An optimal Galerkin scheme to solve the kinematic dynamo eigenvalue problem in a full sphere

Abstract

The kinematic dynamo approximation describes the generation of magnetic field in a prescribed flow of electrically-conducting liquid. One of its main uses is as a proof-of-concept tool to test hypotheses about self-exciting dynamo action. Indeed, it provided the very first quantitative evidence for the possibility of the geodynamo. Despite its utility, due to the requirement of resolving fine structures, historically, numerical work has proven difficult and reported solutions were often plagued by poor convergence. In this paper, we demonstrate the numerical superiority of a Galerkin scheme in solving the kinematic dynamo eigenvalue problem in a full sphere. After adopting a poloidal–toroidal decomposition and expanding in spherical harmonics, we express the radial dependence in terms of a basis of exponentially convergent orthogonal polynomials. Each basis function is constructed from a terse sum of one-sided Jacobi polynomials that not only satisfies the boundary conditions of matching to an electrically insulating exterior, but is everywhere infinitely differentiable, including at the origin.
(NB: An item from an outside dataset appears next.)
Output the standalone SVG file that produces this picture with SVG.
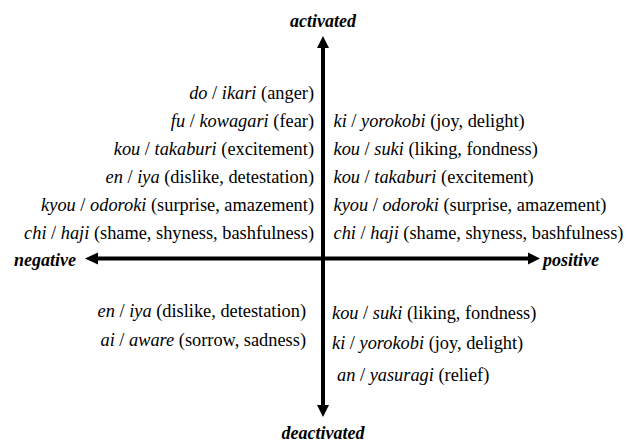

This Galerkin method exhibits more rapid convergence, for a given problem size, than any other scheme hitherto reported, as demonstrated by a benchmark of the magnetic diffusion problem and by comparison to numerous kinematic dynamos from the literature. In the axisymmetric flows we consider in this paper, at a magnetic Reynolds number of O(100), a convergence of 9 significant figures in the most unstable eigenvalue requires only 40 radial basis functions; alternatively, 4 significant figures requires 20 radial functions. The terse radial discretization becomes particularly advantageous when considering flows whose associated numerical solution requires a large number of coupled spherical harmonics. We exploit this new method to confirm the tentatively proposed positive growth rate of the planar flow of Bachtiar et al. [4], thereby verifying a counter-example to the Zel’dovich anti-dynamo theorem in a spherical geometry.